Pour beaucoup de jeunes vivant au nord de l’Afrique, l’Europe est un modèle. Inversement, beaucoup en Europe espèrent plus ou moins ouvertement un bouleversement social, d’une intensité similaire à ce qu’il se passe en Afrique. Sommes-nous tous en train de nourrir des illusions, ou cette génération a-t-elle réellement une cause commune pour laquelle elle doit se battre ?
 
Ne perdons pas de vue que les illusions, les rêves ou tout autre produit de notre imagination ont souvent un impact sur la réalité, et cet impact est aussi concret qu’un autre, même s’il est le fruit d’un rêve.

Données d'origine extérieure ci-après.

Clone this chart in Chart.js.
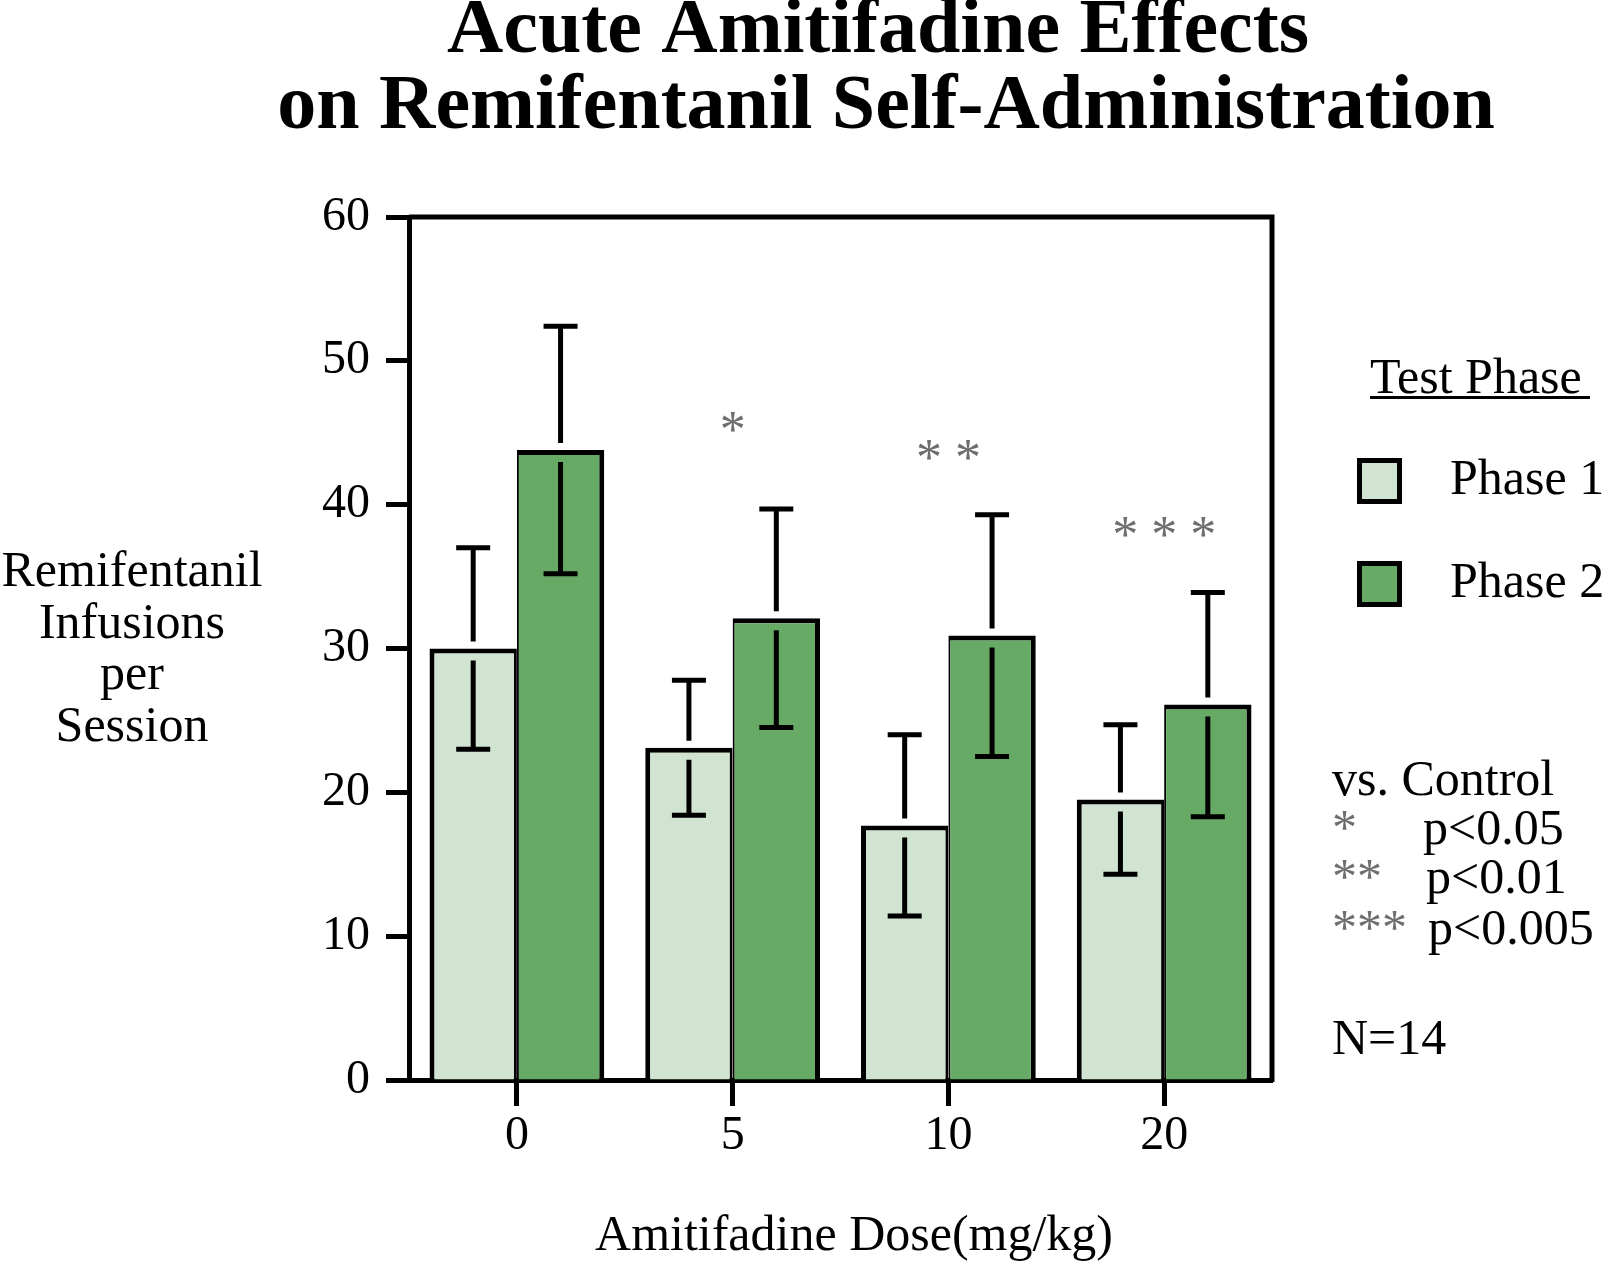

J’ai l’impression d’avoir observé exactement la même dynamique l’année dernière, où les jeunes ont été l’intérêt commun des banques de part et d’autre de la Méditerranée. Je crois qu’il y a encore quelques « soubresauts » de temps à autre, au Maghreb et au Machreq tout autant qu’en Europe. Néanmoins, il faut aussi tenir compte du fait que les illusions gardent un degré de fiction. Il me semble qu’ici se pose un problème fondamental : à nouveau définir un espace euro-méditerranéen ne se résume pas à le mettre en place au sein des partenariats ou accords actuellement en vigueur. Si l’on veut que la liberté et l’égalité aient leur place, il est nécessaire de rétablir un équilibre entre le nord et le sud de la Méditerranée en matière de libre circulation.
 
Sandro Mezzadra est agrégé en théorie politique à l’université de Bologne. Il fait partie du Comité de rédaction de Studi Culturali, Scienza & Politica et de Filosofia Politica. Il est coéditeur de l’ouvrage The Borders of Justice, avec Étienne Balibar et Ranabir Samaddar (Temple University Press 2011). Il est en train d’écrire un livre, Border as Method, avec Brett Neilson. Ce livre sortira en 2012, chez Duke University Press. Sandro Mezzadra a beaucoup écrit à propos de l’immigration, du capitalisme, du colonialisme et du post-colonialisme, de l’opéraïsme italien et du marxisme autonome.